After reading James Chartrand’s post “Screw Community,” I’m inclined to put up a “What is Community?” post. I’ve defined community and its importance many times at Kommein, but that’s a whole different niche and a whole different, well, community. So I decided to bring it up here as well.
In James’ post, he rants about bloggers who throw out the community buzzword whenever they need a favor or free stuff. I can relate. I receive requests every day from bloggers who want me to write for free, oh I mean provide a guest post. They feel we’re all part of the blogging community and therefore it’s perfectly alright to expect something from me in this manner. It’s not. Using someone to get ahead is still using someone, regardless of community. Asking for free stuff isn’t community and it’s not advancing someone else’s career, it’s asking for something for nothing.
Let’s explore community and why it’s important.
What is community?
An online community is made up of a group of people who share the same interests, ideals and goals. The freelance writing jobs community gathers here because they’re interested in finding work and learning about ways to have a successful freelance writing career.

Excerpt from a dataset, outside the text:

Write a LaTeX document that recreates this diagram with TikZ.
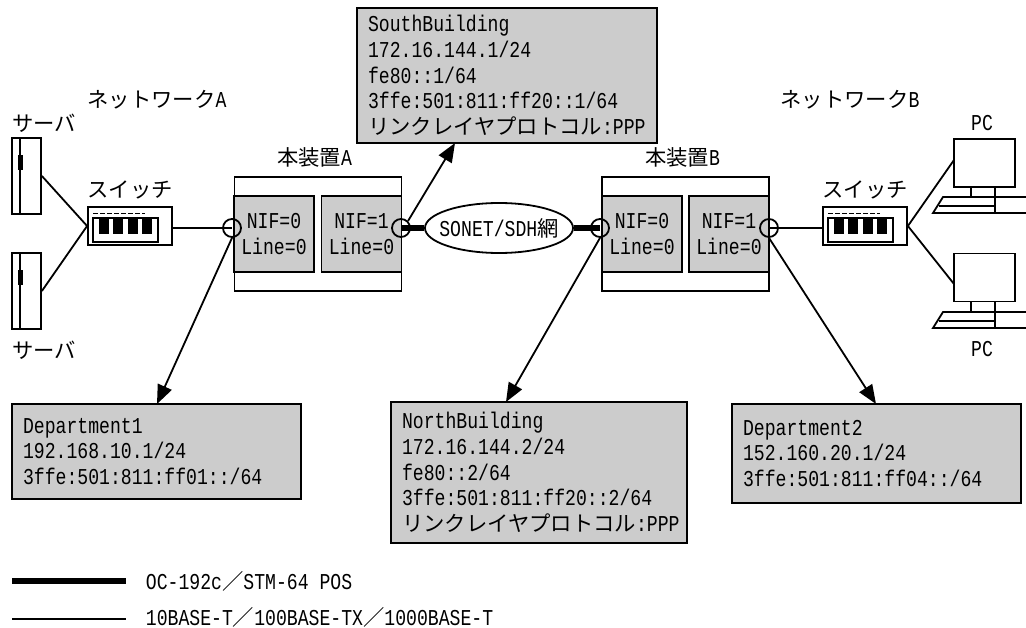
\documentclass[tikz,border=0pt]{standalone}
\usepackage{fontspec}
\setmainfont[FakeStretch=0.8]{Liberation Mono}
\newfontfamily\cjk{Noto Sans CJK JP}
\usetikzlibrary{arrows.meta,shapes.geometric}

\def\px{0.75pt}
\newcommand{\jp}[1]{{\fontsize{16}{19.3}\cjk #1}}

\begin{document}
\begin{tikzpicture}
[x=0.75pt,y=-0.75pt,
line width=1.8*\px,
every node/.style={
  font=\fontsize{17}{19.3}\selectfont,inner sep=0pt
},
server/.style={
  draw,minimum width=29*\px,minimum height=76*\px
},
switchbox/.style={
  draw,minimum width=84*\px,minimum height=38*\px
},
switchport/.style={
  draw,minimum width=65*\px,minimum height=24*\px
},
portblock/.style={
  fill=black,minimum width=10*\px,minimum height=15*\px
},
device/.style={
  draw,minimum width=167*\px,minimum height=114*\px
},
nif/.style={
  draw,fill=black!20,minimum width=80*\px,minimum height=76*\px,align=center
},
portmark/.style={
  draw,circle,minimum size=18*\px
},
monitor/.style={
  draw,minimum width=61*\px,minimum height=48*\px
},
infobox/.style={
  draw,fill=black!20,inner xsep=11*\px,align=left
},
link/.style={
  -{Triangle[length=19*\px,width=15*\px]}
},
posline/.style={
  line width=6*\px
}
]
\useasboundingbox (0,0) rectangle (1026,628);

% Network A
\node (netA) at (157,100) {\jp{ネットワーク}A};
\node (serverlabel1) at (44,123) {\jp{サーバ}};
\node[server] (server1) at (26.5,176) {};
\draw (20,138) -- (20,214);
\node[portblock,minimum width=5*\px] (serverbar1) at (20.5,162.5) {};
\node[server] (server2) at (26.5,291) {};
\draw (20,253) -- (20,329);
\node[portblock,minimum width=5*\px] (serverbar2) at (20.5,277.5) {};
\node (serverlabel2) at (44,350) {\jp{サーバ}};

% Switch A
\node (switchlabelA) at (130,190) {\jp{スイッチ}};
\node[switchbox] (switchA) at (130,226) {};
\node[switchport] (innerA) at (125.5,230) {};
\node[portblock] at (104,226.5) {};
\node[portblock] at (118,226.5) {};
\node[portblock] at (133,226.5) {};
\node[portblock] at (147,226.5) {};
\draw[dash pattern=on 5*\px off 2*\px,line width=1*\px] (93,213) -- (145,213);
\draw (server1.east) -- (switchA.west);
\draw (server2.east) -- (switchA.west);

% Device A
\node (deviceAlabel) at (314.5,157) {\jp{本装置}A};
\node[device] (deviceA) at (318,234) {};
\node[nif] (nifA0) at (274,234) {NIF=0\\Line=0};
\node[nif] (nifA1) at (361.5,234) {NIF=1\\Line=0};
\node[portmark] (portA0) at (232,228) {};
\node[portmark] (portA1) at (401,228) {};
\draw (switchA.east |- portA0) -- (portA0.center);

% SONET
\node[draw,ellipse,fill=white,minimum width=148*\px,minimum height=50*\px] (sonet) at (499,228) {};
\node (sonetlabel) at (499,228) {SONET/SDH\jp{網}};

% Device B
\node (deviceBlabel) at (682.5,157) {\jp{本装置}B};
\node[device] (deviceB) at (685.5,234) {};
\node[nif] (nifB0) at (642,234) {NIF=0\\Line=0};
\node[nif] (nifB1) at (729,234) {NIF=1\\Line=0};
\node[portmark] (portB0) at (600,228) {};
\node[portmark] (portB1) at (769,228) {};
\draw[posline] (portA1.center) -- (sonet);
\draw[posline] (sonet) -- (portB0.center);

% Switch B
\node (netB) at (850,100) {\jp{ネットワーク}B};
\node (switchlabelB) at (865,190) {\jp{スイッチ}};
\node[switchbox] (switchB) at (865,226) {};
\node[switchport] (innerB) at (860.5,230) {};
\node[portblock] at (839,226.5) {};
\node[portblock] at (853,226.5) {};
\node[portblock] at (868,226.5) {};
\node[portblock] at (882,226.5) {};
\draw[dash pattern=on 5*\px off 2*\px,line width=1*\px] (828,213) -- (880,213);
\draw (portB1.center) -- (switchB.west |- portB1);

% PCs
\node (pclabel1) at (982,123) {PC};
\node[monitor] (pc1) at (984.5,163) {};
\draw (971,187) -- (971,197) (995,187) -- (995,213);
\draw (1026,197) -- (943,197) -- (933,213) -- (1026,213) (939,206) -- (995,206);
\node[monitor] (pc2) at (984.5,277.5) {};
\draw (971,302) -- (971,312) (995,302) -- (995,328);
\draw (1026,312) -- (943,312) -- (933,328) -- (1026,328) (939,321) -- (995,321);
\node (pclabel2) at (982,349) {PC};
\coordinate (pc1in) at (954,160);
\coordinate (pc2in) at (954,284);
\draw (switchB.east) -- (pc1in);
\draw (switchB.east) -- (pc2in);

% Information boxes
\node[infobox,text width=278*\px,minimum height=135*\px] (south) at (507,75.5) {SouthBuilding\\172.16.144.1/24\\fe80::1/64\\3ffe:501:811:ff20::1/64\\\jp{リンクレイヤプロトコル}:PPP};
\node[infobox,text width=267*\px,minimum height=95*\px] (dept1) at (156.5,451.5) {Department1\\192.168.10.1/24\\3ffe:501:811:ff01::/64};
\node[infobox,text width=274*\px,minimum height=141*\px] (north) at (539,472.5) {NorthBuilding\\172.16.144.2/24\\fe80::2/64\\3ffe:501:811:ff20::2/64\\\jp{リンクレイヤプロトコル}:PPP};
\node[infobox,text width=267*\px,minimum height=99*\px] (dept2) at (876.5,453.5) {Department2\\152.160.20.1/24\\3ffe:501:811:ff04::/64};

% Arrows to the boxes
\coordinate (southin) at (455,143);
\coordinate (dept1in) at (157,404);
\coordinate (northin) at (506,402);
\coordinate (dept2in) at (876,404);
\draw[link] (portA1.north east) -- (southin);
\draw[link] (portA0.south) -- (dept1in);
\draw[link] (portB0.south) -- (northin);
\draw[link] (portB1.south) -- (dept2in);

% Legend
\coordinate (thickstart) at (12,581);
\coordinate (thickend) at (126,581);
\coordinate (thinstart) at (12,619);
\coordinate (thinend) at (126,619);
\draw[posline] (thickstart) -- (thickend);
\draw (thinstart) -- (thinend);
\node[anchor=west] (legendthick) at (145,581) {OC-192c\jp{／}STM-64 POS};
\node[anchor=west] (legendthin) at (145,617) {10BASE-T\jp{／}100BASE-TX\jp{／}1000BASE-T};

\end{tikzpicture}
\end{document}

How important is community?
To a blogger community is very important. Our community makes or breaks us. Our community reads our posts and shares it with others. Our community discusses our topics and offers thoughts and ideas. In short, we wouldn’t be anywhere without our community.

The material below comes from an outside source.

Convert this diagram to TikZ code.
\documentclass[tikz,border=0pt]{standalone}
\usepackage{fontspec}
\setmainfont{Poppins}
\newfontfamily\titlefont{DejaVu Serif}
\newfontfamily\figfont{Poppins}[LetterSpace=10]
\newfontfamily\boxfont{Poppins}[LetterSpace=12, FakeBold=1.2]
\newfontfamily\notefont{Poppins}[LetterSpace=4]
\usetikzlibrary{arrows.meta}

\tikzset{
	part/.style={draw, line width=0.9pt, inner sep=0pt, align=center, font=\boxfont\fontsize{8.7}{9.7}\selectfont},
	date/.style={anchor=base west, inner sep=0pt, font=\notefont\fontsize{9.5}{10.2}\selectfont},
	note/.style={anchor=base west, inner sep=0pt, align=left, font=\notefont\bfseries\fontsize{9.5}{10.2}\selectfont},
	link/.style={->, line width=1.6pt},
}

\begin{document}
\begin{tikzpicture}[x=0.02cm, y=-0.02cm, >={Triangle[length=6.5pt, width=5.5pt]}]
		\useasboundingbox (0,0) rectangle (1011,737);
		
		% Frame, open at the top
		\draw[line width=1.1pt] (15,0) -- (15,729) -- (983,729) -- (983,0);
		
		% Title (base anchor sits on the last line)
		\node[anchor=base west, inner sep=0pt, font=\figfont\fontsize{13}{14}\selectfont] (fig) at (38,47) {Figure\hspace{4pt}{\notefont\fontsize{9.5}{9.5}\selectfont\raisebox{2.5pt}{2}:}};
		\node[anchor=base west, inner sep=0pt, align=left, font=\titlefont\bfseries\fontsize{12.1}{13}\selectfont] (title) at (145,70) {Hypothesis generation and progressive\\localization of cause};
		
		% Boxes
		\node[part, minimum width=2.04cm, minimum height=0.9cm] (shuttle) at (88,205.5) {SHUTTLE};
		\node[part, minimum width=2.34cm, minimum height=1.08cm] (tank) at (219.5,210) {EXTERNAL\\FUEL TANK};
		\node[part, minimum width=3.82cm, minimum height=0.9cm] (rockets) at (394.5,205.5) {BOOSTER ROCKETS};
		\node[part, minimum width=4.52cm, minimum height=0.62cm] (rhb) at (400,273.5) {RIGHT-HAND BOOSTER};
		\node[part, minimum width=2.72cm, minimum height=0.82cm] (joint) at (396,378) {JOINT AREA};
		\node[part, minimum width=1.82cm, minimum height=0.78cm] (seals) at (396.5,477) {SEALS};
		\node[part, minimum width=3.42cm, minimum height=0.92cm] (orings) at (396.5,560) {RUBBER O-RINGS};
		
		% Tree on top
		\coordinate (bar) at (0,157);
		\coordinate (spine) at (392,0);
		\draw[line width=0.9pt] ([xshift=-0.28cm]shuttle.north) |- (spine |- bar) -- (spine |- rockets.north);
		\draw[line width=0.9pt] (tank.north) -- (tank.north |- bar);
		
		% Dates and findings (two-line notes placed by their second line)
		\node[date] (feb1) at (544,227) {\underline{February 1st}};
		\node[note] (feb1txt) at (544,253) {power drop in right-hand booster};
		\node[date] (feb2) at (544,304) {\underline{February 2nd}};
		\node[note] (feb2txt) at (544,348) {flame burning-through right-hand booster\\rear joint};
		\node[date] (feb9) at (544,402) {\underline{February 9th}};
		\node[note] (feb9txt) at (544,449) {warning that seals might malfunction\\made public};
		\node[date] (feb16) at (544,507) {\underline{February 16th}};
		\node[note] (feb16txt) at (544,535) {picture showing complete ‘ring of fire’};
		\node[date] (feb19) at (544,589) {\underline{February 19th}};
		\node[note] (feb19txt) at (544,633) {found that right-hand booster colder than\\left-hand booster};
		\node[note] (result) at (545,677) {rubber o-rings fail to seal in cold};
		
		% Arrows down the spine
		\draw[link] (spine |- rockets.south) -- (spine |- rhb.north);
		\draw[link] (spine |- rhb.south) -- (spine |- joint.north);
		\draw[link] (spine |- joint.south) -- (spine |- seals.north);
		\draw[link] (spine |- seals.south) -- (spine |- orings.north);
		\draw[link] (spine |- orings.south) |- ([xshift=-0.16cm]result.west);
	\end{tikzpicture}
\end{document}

Writing with your community in mind
Even though blogs about writing are a dime a dozen, we all have different communities. While we do adjust our content with our community in mind, they’re our community because they like our message. If they didn’t care what we had to say, they might move along to another blogger’s community. The bloggers who don’t do well are the bloggers who don’t care about community.
Do all blogs have a community?
The purpose of a blog is to build up a community and create a dicussion around the day’s topic(s). Without discussion or community interaction, you might as well be writing just another article for just another website.
In short, community is you. When bloggers blog, we do so to reach out to our own communities. We also hope to touch people in other communities. There’s nothing wrong with bringing other communities together or even being part of more than one community.
Screw community? No, embrace community. Screw the people who want to use you to get ahead.